Et dans ce temple de Jérusalem Jésus y chasse les trafiquants ! Il faut dire qu’à son époque, le commerce autour des sacrifices allait bon train et l’argent y coulait aussi abondamment que le sang. C’est cette relation sacrificielle à Dieu que Jésus vient renverser en chassant les vendeurs du temple. En effet, en renversant leurs comptoirs, Jésus veut renverser le mouvement : il veut les aider à passer d’une religion ou les humains cherchent à se faire bien voir de Dieu (en lui offrant des sacrifices) à une religion où c’est Dieu qui cherche à se faire voir bien des Hommes (en s’incarnant dans la personne de Jésus). Dans ce rapport intéressé que les juifs avaient institué avec Dieu, Jésus vient y mettre de la gratuité. Il leur dit : « inutile de chercher à acheter la bonté de mon Père puisqu’elle vous est donnée gratuitement ! » Bref, il rejette toute tarification entre Dieu et les Humains, comme s’il fallait payer quelque chose pour pouvoir goûter à sa bonté. Non ! dit Jésus, « l’Amour de mon Père est toujours gratuit » !

Je vous invite maintenant à croiser cette attitude de Jésus (qui chasse les trafiquants du temple) avec l’affirmation de Paul comme quoi le temple de Dieu, c’est nous : vous saisissez alors l’interpellation qui nous est faite aujourd’hui : Jésus est venu chasser les trafiquants présents à l’intérieur du temple que je suis. Cet Evangile est un appel pressant et véhément de Jésus pour que nous prenions soin du temple que nous sommes et de Celui qui y réside. Oui, il est urgent de prendre soin de Dieu en nous ! Comment se sent-Il en moi ? Y est-Il à l’aise ? A-t-Il encore son mot à dire dans ma vie ? Pourquoi est-ce que je Le prie ? Est-ce que je l’écoute avant d’agir ? Je peux me poser ces questions : quel comptoir ai-je besoin que Jésus vienne renverser en moi ? Quelle idée sacrificielle doit–il encore venir chasser dans mon temple intérieur ? Bref, qu’est-ce que je trafique avec Lui ?... (Prenez le temps de réfléchir à chacune de ces questions)
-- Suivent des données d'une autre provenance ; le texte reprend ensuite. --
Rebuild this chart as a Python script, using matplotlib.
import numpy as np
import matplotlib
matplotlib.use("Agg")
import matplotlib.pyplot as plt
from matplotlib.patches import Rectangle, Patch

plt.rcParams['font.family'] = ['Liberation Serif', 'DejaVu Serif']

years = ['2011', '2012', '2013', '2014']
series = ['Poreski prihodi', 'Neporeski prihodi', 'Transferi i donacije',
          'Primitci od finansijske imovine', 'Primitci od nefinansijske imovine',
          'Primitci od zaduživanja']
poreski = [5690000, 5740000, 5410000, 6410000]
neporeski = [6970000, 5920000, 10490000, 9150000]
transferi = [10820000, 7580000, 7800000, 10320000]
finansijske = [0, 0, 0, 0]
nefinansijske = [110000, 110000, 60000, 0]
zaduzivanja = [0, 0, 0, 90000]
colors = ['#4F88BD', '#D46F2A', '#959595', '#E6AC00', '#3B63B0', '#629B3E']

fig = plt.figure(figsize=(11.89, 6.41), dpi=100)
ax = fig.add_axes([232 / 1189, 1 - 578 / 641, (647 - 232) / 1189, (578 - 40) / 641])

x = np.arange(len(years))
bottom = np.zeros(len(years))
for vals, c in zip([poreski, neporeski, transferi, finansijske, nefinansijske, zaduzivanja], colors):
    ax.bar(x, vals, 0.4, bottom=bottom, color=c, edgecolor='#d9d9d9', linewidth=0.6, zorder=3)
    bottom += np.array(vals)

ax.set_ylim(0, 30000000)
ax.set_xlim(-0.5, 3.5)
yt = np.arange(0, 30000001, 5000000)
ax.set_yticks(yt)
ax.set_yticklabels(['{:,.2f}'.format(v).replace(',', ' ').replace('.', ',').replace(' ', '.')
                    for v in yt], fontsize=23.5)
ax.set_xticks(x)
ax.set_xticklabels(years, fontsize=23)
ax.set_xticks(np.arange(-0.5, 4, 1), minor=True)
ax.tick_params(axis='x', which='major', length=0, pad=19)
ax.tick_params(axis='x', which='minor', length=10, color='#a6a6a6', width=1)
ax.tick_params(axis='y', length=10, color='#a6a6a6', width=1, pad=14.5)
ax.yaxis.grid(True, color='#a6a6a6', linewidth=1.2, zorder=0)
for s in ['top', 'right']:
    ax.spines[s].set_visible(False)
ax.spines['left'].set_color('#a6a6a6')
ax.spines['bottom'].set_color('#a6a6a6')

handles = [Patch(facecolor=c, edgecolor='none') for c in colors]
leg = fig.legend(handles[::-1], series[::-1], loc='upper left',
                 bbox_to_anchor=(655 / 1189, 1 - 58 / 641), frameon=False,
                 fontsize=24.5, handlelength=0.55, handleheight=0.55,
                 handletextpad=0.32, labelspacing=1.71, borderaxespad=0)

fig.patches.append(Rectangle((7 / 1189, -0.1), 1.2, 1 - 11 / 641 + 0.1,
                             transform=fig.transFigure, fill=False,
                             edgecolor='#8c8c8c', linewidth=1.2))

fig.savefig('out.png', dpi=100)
Si Jésus nous dit aujourd’hui de ne pas faire de la maison de son Père (donc de nous-mêmes) une maison de trafic, c’est qu’il souhaite que nous vivions autre chose avec son Père, d’un tout autre ordre. Et c’est là que les paroles du prophète Ezéchiel dans la 1ere lecture nous éclairent : il s’agit de nous laisser emporter par le courant de Vie qui coule en nous, qui jaillit en nous et qui a absolument besoin d’être libre pour aller irriguer les zones les plus sèches de notre vie et assainir les zones où rien ne pousse. En effet, parfois nous voulons la canaliser, la contenir ou même réduire son débit parce que son influence peut nous faire peur. Or cette eau, cet esprit de vie qui jaillit de notre temple intérieur comme du Corps du Christ veut assainir tout ce qu’elle pénètre. Il s’agit donc de faire confiance en Celui qui nous veut vivant et qui a mis en nous cette Vie.
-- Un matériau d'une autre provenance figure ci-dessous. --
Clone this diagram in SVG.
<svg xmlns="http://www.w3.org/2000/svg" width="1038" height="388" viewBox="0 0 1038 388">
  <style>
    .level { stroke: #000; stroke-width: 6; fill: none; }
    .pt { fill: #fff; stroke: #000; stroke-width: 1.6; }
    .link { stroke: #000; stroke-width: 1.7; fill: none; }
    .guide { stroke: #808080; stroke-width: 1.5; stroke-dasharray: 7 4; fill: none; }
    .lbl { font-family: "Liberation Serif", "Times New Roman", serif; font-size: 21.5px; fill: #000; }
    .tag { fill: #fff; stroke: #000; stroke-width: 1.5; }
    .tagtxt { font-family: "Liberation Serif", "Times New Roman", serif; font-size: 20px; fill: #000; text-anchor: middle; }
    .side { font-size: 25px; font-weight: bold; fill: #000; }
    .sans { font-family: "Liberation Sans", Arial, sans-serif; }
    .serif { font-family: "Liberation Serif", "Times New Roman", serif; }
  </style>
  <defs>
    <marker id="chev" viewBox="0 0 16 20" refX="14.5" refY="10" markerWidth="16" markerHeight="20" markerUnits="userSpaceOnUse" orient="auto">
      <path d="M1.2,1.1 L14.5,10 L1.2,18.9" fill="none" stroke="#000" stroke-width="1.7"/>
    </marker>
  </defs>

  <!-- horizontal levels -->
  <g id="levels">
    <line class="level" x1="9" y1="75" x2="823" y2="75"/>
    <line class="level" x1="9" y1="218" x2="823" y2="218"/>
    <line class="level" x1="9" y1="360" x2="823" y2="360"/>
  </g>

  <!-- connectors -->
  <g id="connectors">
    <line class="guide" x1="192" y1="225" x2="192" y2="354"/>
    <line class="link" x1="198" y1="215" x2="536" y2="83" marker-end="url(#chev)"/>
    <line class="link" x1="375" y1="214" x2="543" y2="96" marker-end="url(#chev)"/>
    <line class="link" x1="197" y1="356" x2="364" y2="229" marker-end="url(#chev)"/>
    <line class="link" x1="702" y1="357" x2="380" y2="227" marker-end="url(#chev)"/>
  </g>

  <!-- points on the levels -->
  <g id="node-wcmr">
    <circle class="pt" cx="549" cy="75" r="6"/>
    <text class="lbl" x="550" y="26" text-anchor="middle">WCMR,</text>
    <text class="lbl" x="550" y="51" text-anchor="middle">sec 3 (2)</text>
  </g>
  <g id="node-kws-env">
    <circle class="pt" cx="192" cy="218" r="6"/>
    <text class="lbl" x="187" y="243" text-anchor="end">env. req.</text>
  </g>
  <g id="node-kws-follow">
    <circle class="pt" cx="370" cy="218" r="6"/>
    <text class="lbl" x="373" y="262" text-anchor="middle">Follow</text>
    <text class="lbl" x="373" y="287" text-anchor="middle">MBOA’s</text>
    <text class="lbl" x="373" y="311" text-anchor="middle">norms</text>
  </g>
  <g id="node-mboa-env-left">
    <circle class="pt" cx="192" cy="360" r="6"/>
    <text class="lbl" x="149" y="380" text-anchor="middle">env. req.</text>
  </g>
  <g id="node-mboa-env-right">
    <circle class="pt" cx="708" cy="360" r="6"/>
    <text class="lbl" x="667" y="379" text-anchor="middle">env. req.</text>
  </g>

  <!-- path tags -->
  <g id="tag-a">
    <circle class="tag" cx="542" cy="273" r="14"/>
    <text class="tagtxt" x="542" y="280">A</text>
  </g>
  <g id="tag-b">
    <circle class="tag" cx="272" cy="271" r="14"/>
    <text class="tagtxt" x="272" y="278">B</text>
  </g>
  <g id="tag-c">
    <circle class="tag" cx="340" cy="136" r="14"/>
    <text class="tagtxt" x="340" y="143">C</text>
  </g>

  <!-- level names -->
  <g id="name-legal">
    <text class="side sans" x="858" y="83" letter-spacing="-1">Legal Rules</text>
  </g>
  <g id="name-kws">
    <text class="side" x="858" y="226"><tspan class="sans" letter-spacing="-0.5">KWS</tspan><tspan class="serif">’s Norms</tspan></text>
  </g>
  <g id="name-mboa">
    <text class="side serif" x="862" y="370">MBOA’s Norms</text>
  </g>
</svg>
Alors, régulièrement, ne serait-ce que quelques minutes par jour, il me semble vraiment important de prendre le temps de nous arrêter, pour venir consciemment au-devant de ce mystérieux jaillissement de Vie qui anime tout notre être. Certainement serez-vous étonné de découvrir qu’il coule autant de Vie en vous. Alors, comme le dit St Bernard, je me permets ce petit conseil : "Ayez soin d'être un bassin avant d'être un canal : car si le canal a pour office de recevoir et de répandre aussitôt ce qu’il reçoit, le bassin lui, attend d'être rempli, pour ne déverser au dehors de lui que sa surabondance" (Cf. Sermon 13 de Saint Bernard sur le Cantique des Cantiques).